Data supplied ::
Start

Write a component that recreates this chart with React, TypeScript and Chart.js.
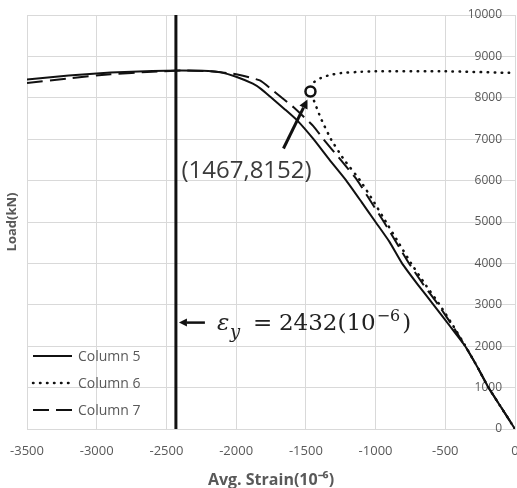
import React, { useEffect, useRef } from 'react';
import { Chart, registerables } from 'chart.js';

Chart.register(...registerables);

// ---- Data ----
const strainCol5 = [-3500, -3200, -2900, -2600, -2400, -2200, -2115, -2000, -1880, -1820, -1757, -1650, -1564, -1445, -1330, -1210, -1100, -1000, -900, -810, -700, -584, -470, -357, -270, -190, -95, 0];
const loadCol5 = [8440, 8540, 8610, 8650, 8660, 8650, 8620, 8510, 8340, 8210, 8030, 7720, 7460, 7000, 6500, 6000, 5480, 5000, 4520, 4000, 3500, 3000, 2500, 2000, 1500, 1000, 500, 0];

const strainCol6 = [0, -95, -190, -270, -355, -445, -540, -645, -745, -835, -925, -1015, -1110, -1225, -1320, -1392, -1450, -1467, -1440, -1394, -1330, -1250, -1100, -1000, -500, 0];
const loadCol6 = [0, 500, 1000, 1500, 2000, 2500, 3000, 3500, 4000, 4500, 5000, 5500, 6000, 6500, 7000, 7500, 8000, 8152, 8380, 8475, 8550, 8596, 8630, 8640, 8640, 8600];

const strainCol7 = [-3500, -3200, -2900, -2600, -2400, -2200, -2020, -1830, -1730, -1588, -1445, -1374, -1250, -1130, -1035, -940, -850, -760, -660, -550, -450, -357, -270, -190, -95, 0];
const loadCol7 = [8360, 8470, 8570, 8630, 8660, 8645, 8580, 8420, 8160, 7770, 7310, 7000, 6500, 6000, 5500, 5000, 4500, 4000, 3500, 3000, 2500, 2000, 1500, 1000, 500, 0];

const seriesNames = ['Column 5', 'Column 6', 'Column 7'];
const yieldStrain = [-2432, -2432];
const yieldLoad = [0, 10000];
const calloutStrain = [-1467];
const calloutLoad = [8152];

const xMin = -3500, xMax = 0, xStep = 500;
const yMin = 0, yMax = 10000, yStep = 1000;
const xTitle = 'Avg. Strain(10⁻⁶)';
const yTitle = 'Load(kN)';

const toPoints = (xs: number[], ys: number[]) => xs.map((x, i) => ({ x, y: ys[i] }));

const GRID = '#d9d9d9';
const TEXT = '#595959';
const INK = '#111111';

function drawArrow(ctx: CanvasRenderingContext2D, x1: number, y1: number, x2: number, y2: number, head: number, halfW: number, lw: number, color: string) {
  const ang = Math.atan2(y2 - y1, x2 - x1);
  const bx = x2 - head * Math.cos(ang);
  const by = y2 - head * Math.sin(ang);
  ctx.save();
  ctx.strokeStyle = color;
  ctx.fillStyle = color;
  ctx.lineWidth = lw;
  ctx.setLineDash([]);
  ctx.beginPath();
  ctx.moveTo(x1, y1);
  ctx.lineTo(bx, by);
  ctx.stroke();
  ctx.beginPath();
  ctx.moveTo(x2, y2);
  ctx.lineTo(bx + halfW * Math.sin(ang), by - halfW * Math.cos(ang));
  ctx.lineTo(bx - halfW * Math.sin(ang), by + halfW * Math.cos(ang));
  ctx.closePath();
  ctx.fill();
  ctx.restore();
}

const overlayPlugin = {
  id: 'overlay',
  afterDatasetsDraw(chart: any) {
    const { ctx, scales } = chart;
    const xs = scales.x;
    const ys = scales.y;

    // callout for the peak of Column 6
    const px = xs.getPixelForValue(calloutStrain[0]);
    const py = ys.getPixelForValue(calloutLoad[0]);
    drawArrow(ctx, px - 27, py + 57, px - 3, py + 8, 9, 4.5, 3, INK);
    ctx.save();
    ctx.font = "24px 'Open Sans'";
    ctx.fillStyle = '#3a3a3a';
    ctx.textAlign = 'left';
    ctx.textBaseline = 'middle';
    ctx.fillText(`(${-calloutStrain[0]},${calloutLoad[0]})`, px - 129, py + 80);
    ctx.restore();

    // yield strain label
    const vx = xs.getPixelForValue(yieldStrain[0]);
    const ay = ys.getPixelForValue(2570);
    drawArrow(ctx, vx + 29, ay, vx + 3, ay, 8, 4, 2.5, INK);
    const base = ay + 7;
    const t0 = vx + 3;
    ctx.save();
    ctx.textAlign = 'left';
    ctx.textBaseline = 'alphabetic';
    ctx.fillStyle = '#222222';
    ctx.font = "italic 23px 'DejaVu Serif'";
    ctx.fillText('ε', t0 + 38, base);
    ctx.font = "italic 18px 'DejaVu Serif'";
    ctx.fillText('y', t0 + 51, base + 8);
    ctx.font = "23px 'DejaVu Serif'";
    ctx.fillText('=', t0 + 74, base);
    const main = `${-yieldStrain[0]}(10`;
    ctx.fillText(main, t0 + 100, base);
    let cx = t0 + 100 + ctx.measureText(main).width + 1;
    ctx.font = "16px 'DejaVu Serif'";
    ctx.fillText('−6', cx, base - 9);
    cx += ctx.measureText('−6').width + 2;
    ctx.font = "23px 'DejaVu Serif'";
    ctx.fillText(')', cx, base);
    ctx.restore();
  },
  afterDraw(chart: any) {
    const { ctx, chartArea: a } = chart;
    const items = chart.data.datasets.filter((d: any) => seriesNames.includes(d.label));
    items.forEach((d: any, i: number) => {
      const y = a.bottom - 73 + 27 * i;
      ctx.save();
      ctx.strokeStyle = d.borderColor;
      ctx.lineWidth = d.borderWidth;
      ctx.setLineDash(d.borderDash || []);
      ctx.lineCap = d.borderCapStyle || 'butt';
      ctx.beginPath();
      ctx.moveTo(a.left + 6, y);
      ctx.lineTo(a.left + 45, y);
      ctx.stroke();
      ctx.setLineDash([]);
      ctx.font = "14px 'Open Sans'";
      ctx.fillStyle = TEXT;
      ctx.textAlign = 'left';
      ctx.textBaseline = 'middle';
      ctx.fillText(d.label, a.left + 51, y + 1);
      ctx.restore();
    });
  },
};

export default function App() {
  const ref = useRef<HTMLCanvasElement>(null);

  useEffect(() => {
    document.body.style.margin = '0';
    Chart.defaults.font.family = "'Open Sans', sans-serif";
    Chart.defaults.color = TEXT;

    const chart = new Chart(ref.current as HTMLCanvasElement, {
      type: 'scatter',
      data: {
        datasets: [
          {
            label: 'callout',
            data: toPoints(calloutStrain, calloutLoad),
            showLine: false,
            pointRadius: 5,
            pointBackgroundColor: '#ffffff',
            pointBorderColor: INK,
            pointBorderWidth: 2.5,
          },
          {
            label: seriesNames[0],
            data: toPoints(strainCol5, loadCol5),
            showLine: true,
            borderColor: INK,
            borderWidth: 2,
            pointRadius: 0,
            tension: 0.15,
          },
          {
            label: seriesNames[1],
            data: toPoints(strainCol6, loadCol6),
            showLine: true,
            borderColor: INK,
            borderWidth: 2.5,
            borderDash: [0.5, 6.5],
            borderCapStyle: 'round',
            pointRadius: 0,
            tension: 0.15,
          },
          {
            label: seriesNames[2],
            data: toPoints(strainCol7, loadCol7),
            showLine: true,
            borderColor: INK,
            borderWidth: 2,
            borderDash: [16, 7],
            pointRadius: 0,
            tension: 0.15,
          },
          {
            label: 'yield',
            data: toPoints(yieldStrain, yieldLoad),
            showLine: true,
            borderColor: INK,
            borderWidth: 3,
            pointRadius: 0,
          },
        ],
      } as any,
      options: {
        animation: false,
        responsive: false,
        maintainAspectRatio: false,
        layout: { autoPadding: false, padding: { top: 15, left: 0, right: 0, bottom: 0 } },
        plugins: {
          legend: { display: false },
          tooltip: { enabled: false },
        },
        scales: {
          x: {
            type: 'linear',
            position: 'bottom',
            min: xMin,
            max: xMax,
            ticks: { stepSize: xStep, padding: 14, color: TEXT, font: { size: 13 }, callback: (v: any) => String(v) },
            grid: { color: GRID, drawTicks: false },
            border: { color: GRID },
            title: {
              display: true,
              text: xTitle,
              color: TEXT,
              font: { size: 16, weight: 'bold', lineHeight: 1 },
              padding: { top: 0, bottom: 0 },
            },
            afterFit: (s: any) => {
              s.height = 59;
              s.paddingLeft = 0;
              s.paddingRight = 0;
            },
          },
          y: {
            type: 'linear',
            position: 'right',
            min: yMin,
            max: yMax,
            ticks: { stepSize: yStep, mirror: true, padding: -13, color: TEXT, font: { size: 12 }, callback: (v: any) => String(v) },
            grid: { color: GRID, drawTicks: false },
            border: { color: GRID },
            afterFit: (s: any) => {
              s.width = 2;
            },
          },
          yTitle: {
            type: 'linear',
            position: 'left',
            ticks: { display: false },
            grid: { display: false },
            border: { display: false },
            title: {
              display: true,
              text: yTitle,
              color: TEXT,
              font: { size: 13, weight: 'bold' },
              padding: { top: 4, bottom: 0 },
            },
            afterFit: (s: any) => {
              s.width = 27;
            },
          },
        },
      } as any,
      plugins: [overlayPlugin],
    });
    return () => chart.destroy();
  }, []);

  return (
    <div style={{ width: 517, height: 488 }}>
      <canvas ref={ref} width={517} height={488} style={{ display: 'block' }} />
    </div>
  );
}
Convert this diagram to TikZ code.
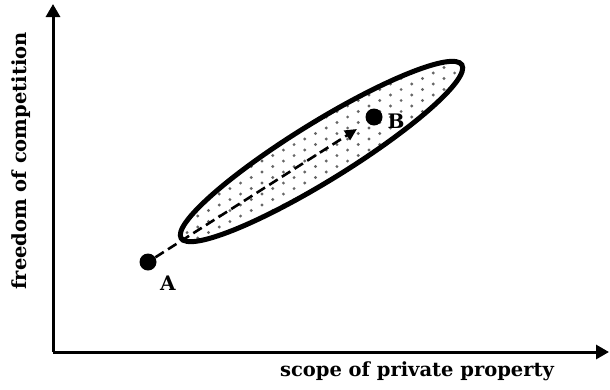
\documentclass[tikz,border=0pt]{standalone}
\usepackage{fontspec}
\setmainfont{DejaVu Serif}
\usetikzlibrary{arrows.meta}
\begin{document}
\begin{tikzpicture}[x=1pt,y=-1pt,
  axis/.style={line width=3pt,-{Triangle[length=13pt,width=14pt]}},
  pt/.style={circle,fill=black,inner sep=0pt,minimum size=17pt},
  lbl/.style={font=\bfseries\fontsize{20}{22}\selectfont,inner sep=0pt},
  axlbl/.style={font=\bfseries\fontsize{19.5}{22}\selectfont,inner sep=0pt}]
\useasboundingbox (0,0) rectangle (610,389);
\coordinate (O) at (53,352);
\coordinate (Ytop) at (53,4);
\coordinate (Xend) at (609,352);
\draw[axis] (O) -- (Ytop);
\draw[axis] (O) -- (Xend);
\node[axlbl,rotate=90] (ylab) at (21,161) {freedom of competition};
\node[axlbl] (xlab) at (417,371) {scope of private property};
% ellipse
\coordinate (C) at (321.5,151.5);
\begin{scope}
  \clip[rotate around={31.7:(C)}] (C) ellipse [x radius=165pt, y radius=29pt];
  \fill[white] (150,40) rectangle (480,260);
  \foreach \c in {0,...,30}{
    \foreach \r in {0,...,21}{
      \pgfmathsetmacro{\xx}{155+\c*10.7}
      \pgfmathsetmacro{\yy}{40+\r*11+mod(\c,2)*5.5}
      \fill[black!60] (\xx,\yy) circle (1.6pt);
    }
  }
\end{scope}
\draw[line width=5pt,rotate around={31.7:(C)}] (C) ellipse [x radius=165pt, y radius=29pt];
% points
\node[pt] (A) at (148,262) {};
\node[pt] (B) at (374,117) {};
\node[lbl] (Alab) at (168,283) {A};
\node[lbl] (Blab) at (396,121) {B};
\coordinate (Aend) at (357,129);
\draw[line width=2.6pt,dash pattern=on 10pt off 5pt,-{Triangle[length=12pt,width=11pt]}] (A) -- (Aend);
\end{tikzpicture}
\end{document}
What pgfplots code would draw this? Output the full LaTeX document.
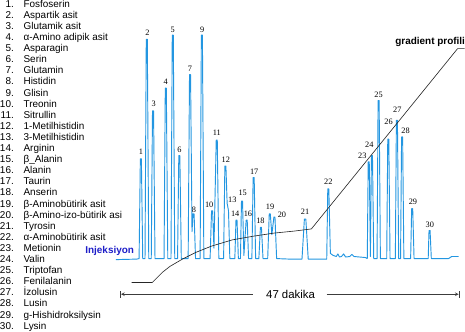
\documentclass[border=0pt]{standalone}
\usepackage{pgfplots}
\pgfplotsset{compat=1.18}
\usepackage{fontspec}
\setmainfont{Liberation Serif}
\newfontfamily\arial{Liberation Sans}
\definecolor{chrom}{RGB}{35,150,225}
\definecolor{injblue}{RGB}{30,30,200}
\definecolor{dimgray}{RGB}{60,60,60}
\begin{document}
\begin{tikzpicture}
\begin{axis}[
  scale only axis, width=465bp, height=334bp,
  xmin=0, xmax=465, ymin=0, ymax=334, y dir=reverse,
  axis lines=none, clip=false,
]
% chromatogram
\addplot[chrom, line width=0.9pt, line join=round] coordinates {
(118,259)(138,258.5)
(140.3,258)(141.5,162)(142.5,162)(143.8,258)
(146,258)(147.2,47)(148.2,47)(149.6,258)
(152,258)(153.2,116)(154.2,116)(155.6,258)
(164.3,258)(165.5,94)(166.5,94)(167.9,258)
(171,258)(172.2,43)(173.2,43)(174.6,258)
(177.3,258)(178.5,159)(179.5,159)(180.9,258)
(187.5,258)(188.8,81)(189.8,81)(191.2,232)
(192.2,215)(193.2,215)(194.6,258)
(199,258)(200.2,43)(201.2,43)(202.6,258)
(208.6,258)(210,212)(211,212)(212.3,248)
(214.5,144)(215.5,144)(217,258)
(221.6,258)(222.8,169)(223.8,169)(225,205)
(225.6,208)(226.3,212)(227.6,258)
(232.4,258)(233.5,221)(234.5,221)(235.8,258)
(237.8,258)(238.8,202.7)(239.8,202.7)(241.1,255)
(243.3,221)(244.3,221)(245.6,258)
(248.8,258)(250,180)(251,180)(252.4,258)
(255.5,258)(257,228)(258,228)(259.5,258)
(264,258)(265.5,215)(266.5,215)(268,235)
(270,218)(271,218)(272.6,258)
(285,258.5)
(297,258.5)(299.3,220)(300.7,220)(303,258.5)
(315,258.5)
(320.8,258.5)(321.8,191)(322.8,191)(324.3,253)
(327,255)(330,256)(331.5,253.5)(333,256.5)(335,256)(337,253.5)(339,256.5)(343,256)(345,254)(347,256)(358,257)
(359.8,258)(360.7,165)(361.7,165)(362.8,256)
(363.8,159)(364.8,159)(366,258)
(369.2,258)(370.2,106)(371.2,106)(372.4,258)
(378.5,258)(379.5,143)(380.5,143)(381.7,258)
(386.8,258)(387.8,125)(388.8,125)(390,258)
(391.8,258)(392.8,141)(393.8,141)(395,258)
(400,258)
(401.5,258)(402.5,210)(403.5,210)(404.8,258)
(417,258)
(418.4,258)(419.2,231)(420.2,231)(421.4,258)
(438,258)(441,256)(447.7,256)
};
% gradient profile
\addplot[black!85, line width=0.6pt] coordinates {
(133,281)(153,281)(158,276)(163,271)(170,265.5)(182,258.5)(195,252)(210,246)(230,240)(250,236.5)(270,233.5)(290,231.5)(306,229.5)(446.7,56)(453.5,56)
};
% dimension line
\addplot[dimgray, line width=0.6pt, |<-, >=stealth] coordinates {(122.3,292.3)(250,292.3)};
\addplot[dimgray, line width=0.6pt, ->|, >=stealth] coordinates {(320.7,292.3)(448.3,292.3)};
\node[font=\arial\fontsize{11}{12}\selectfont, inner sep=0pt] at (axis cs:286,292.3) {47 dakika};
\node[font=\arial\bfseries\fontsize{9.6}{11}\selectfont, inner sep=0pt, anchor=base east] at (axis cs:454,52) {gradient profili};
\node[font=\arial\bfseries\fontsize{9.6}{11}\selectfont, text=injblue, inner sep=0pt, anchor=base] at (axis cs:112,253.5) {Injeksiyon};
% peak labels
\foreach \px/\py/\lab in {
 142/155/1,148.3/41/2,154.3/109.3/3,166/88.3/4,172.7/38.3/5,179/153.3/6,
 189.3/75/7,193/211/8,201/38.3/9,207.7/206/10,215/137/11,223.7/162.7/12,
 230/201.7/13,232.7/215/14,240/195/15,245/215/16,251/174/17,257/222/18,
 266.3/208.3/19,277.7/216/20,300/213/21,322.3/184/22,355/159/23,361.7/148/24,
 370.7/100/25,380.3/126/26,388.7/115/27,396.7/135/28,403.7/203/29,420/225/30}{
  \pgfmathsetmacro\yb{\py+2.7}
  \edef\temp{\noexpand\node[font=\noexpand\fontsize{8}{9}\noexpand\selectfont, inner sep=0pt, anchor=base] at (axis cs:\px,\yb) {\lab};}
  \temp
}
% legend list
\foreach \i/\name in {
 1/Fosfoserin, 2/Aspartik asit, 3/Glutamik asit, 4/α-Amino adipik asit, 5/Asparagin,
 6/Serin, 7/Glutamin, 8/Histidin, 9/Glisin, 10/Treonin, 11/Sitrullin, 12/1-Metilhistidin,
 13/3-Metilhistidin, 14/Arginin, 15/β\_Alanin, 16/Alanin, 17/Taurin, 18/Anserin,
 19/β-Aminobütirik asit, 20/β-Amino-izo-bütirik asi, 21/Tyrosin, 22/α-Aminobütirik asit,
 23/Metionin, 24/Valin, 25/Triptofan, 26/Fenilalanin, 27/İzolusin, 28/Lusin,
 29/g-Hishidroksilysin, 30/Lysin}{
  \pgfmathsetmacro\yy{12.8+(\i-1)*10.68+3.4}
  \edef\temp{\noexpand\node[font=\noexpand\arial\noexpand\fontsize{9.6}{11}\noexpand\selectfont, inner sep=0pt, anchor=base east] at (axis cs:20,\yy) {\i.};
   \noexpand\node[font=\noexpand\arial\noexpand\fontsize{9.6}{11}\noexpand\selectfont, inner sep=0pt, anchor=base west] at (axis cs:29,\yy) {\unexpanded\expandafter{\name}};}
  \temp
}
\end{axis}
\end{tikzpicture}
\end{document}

End

Short task ::
Repeat, exactly and in full, each line from the start of the data to the line that contains "Chart.register(...registerables);". Pictures do not go in.

Result of the task ::
Write a component that recreates this chart with React, TypeScript and Chart.js.
import React, { useEffect, useRef } from 'react';
import { Chart, registerables } from 'chart.js';

Chart.register(...registerables);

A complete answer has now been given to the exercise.